I described how Galileo and Darwin discovered new laws of nature by somehow combining mastery of findings and methods of their predecessors with unprecedented flashes of insight. Respect for precedent, and their ability to venture beyond, characterized the work of both geniuses. Many subsequent geniuses used the same general approach. A source of other examples is electricity and magnetism and the sequence of discoveries by Franklin, Davy, Faraday, Maxwell, Michaelson and Morley, and then Einstein. Each of them began not from a Blank Slate (not coincidentally the title of Pinker (2003)) but from their deep understanding and respect for their predecessors. Each saw something that their predecessors hadn’t, often because they deployed improved ways of observing or reasoning. Thus, by unleashing mathematics that Faraday did not know, Maxwell organized a breathtaking unification, generalization, and reduction of the laws governing electro-magnetic dynamics into twelve equations that Heaviside would soon reduce to four equations. Those four equations set the stage for Einstein’s special theory of relativity.[7]

Seemingly unrelated, purely theoretical work in mathematics preceded and then coincided with those discoveries about electro-magnetism. Descartes invented a coordinate system that enabled him to convert geometry into algebra and to write down functions. Fifty years later Newton and Leibniz used Cartesian coordinates to invent differential and integral calculus. In the first half of the nineteenth century, Gauss and his student Riemann refined geometries for curved spaces and parallel lines that meet. Ricci added a sharp notion of curvature.

Einstein brought together these two independently motivated and seemingly “unrelated” lines of work, the first about practical physical phenomena, the second about some purely abstract mathematics. Struggling to extend his special theory of relativity, Einstein learned how to use Riemannian geometry and Ricci curvature in order to construct a coherent general theory of relativity.[8]

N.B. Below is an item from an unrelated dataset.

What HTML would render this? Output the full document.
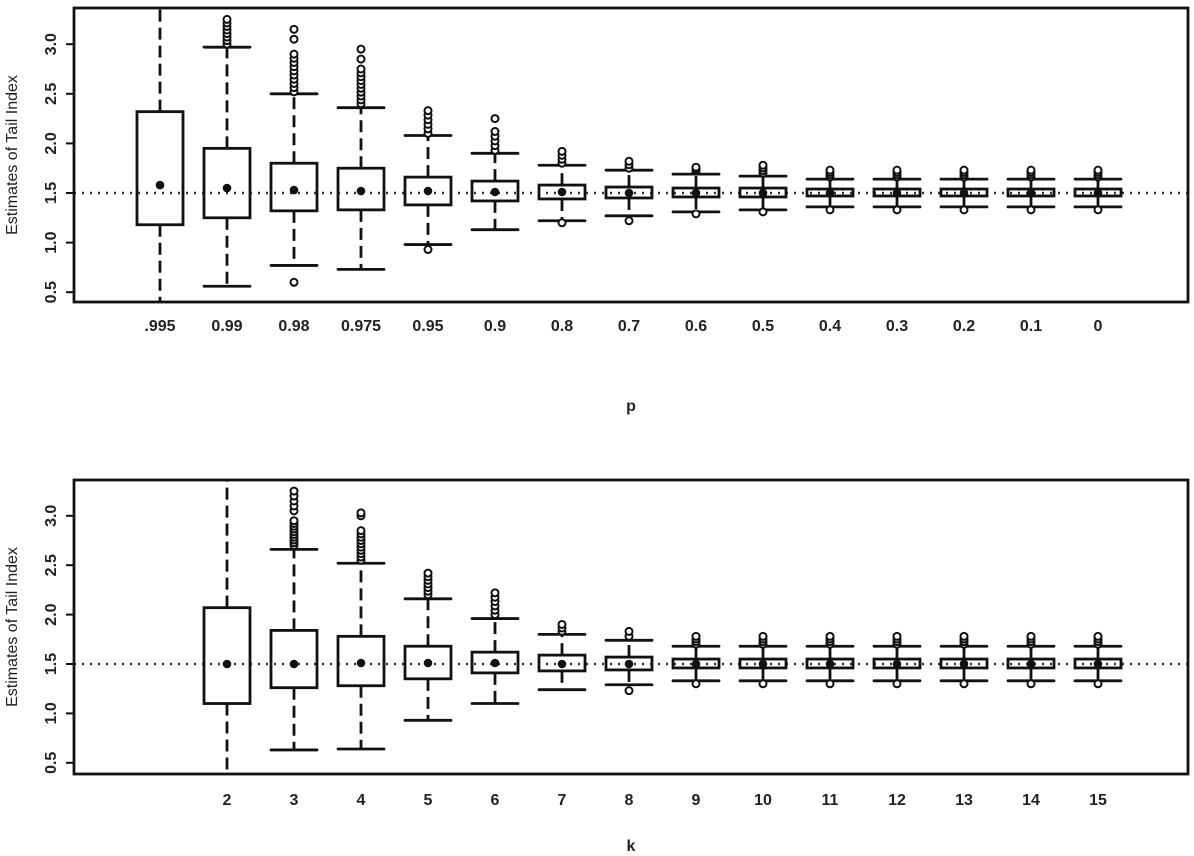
<!DOCTYPE html>
<html><head><meta charset="utf-8"><style>body{margin:0;background:#fff}svg{display:block}text{font-family:"Liberation Sans",Arial,sans-serif;fill:#222}</style></head>
<body><svg id="s" width="1194" height="856" xmlns="http://www.w3.org/2000/svg"></svg>
<script>
(function(){
const S=document.getElementById('s');let h='';
function panel(pt,pb,y15,per,labels,data,xl,xlY,tlY){
 const y=v=>y15-(v-1.5)*per*2;
 h+=`<line x1="74" x2="1188" y1="${y(1.5)}" y2="${y(1.5)}" stroke="#333" stroke-width="2.4" stroke-dasharray="2,6"/>`;
 [0.5,1,1.5,2,2.5,3].forEach(v=>{const yy=y(v);h+=`<line x1="66" x2="74" y1="${yy}" y2="${yy}" stroke="#111" stroke-width="2"/><text transform="translate(56,${yy}) rotate(-90)" text-anchor="middle" font-size="16" font-weight="600">${v.toFixed(1)}</text>`;});
 h+=`<text transform="translate(17,${(pt+pb)/2}) rotate(-90)" text-anchor="middle" font-size="16">Estimates of Tail Index</text>`;
 data.forEach((d,i)=>{
  if(!d)return;
  const cx=160+67*i,w=23;const q1=d[0],q3=d[1],lo=d[2],hi=d[3],mn=d[4],outs=d[5];
  const ylo=lo===null?pb:y(lo),yhi=hi===null?pt:y(hi);
  h+=`<line x1="${cx}" x2="${cx}" y1="${y(q3)}" y2="${yhi}" stroke="#111" stroke-width="2.8" stroke-dasharray="12,6"/>`;
  h+=`<line x1="${cx}" x2="${cx}" y1="${y(q1)}" y2="${ylo}" stroke="#111" stroke-width="2.8" stroke-dasharray="12,6"/>`;
  if(hi!==null)h+=`<line x1="${cx-w}" x2="${cx+w}" y1="${yhi}" y2="${yhi}" stroke="#111" stroke-width="2.8" stroke-linecap="round"/>`;
  if(lo!==null)h+=`<line x1="${cx-w}" x2="${cx+w}" y1="${ylo}" y2="${ylo}" stroke="#111" stroke-width="2.8" stroke-linecap="round"/>`;
  h+=`<rect x="${cx-w}" y="${y(q3)}" width="${2*w}" height="${y(q1)-y(q3)}" fill="none" stroke="#111" stroke-width="2.8"/>`;
  outs.forEach(o=>{h+=`<circle cx="${cx}" cy="${y(o)}" r="3.5" fill="#fff" stroke="#111" stroke-width="2"/>`;});
  h+=`<circle cx="${cx}" cy="${y(mn)}" r="4.3" fill="#111"/>`;
 });
 labels.forEach((l,i)=>{if(l!=='')h+=`<text x="${160+67*i}" y="${xlY}" text-anchor="middle" font-size="16" font-weight="600">${l}</text>`;});
 h+=`<text x="631" y="${tlY}" text-anchor="middle" font-size="16" font-weight="600">${xl}</text>`;
 h+=`<rect x="74" y="${pt}" width="1114" height="${pb-pt}" fill="none" stroke="#111" stroke-width="2.8"/>`;
}
function rng(a,b,n){const r=[];for(let i=0;i<n;i++)r.push(a+(b-a)*i/(Math.max(n-1,1)));return r;}
const small=[1.47,1.54,1.36,1.64,1.5,[].concat(rng(1.66,1.73,4),[1.33])];
const topData=[
 [1.18,2.32,null,null,1.58,[]],
 [1.25,1.95,0.56,2.97,1.55,rng(3.0,3.25,8)],
 [1.32,1.80,0.77,2.50,1.53,[].concat(rng(2.52,2.9,10),[3.05,3.15,0.6])],
 [1.33,1.75,0.73,2.36,1.52,[].concat(rng(2.4,2.75,10),[2.85,2.95])],
 [1.38,1.66,0.98,2.08,1.52,[].concat(rng(2.1,2.33,6),[0.93])],
 [1.42,1.62,1.13,1.90,1.51,[].concat(rng(1.93,2.12,5),[2.25])],
 [1.44,1.58,1.22,1.78,1.51,[].concat(rng(1.8,1.92,4),[1.2])],
 [1.45,1.56,1.27,1.73,1.5,[].concat(rng(1.75,1.82,3),[1.22])],
 [1.46,1.55,1.31,1.69,1.5,[].concat(rng(1.72,1.76,3),[1.29])],
 [1.46,1.55,1.33,1.67,1.5,[].concat(rng(1.7,1.78,4),[1.31])],
 small,small,small,small,small];
panel(8,302,193,49.6,['.995','0.99','0.98','0.975','0.95','0.9','0.8','0.7','0.6','0.5','0.4','0.3','0.2','0.1','0'],topData,'p',331,411);
const sm2=[1.46,1.55,1.33,1.68,1.5,[].concat(rng(1.7,1.78,4),[1.3])];
const botData=[null,
 [1.10,2.07,null,null,1.5,[]],
 [1.26,1.84,0.63,2.66,1.5,[].concat(rng(2.7,2.95,10),rng(3.05,3.25,5))],
 [1.28,1.78,0.64,2.52,1.51,[].concat(rng(2.55,2.85,10),[3.0,3.03])],
 [1.35,1.68,0.93,2.16,1.51,rng(2.2,2.42,7)],
 [1.41,1.62,1.10,1.96,1.51,rng(2.0,2.22,6)],
 [1.43,1.59,1.24,1.80,1.5,rng(1.83,1.9,3)],
 [1.44,1.57,1.29,1.74,1.5,[1.78,1.83,1.23]],
 sm2,sm2,sm2,sm2,sm2,sm2,sm2];
panel(480,774,664,49.4,['','2','3','4','5','6','7','8','9','10','11','12','13','14','15'],botData,'k',805,851);
S.innerHTML=h;
})();
</script></body></html>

Scientific advances illustrate an interaction between “imitation” and “innovation” that is featured in modern theories of economic growth (for example, see Benhabib et al. (2014) and Benhabib et al. (2020)). For those pioneers in electro-magnetism, relativity, and mathematics, the “imitation” phase was copying the techniques of their predecessors and teachers; the “innovation” phase was somehow stepping beyond because they had learned and understood more than their teachers.

7. Concluding Remark

My survey of ideas from physics, biology, statistics, and economics confirms my claim that the subjects in which Pinker (2003) tells us we are all innately cognitively challenged are the ones that are being deployed to create artificial intelligence and machine learning. This is just one more reason to study these subjects in school and after school too. I think that their intrinsic beauty is another.


[1] Thus, it was not a coincidence that an important inventor of modern computing and AI, John von Neumann, studied and substantially contributed to all four of these fields. See Bhattacharya (2022) for a wonderful account of von Neumann’s work and life.
[2] This site explores these two possible senses of probability with the assistance of some Python code: https:
//python.quantecon.org/prob_meaning.html.
[3] When economists speak of “rational expectations” they are referring to an assumed “common correct understanding of an environment”. The phrase “rational expectations” modifies “model”, not “people”.
[4] See Kreps (1997) for an account of common features and shortcomings of these two classes of models, as well as some thoughtful opinions and conjectures about new directions that seem to me to have forecasted subsequent incursions of AI into economics.
[5] The work of Hotelling and Friedman and Savage ultimately led to the “Bayesian optimization” machine learning technique. For example, see Snoek et al. (2012).
[7] A photo of Maxwell hung on Einstein’s office wall.
[8] See Farmelo (2019, ch. 3) for an account of these events.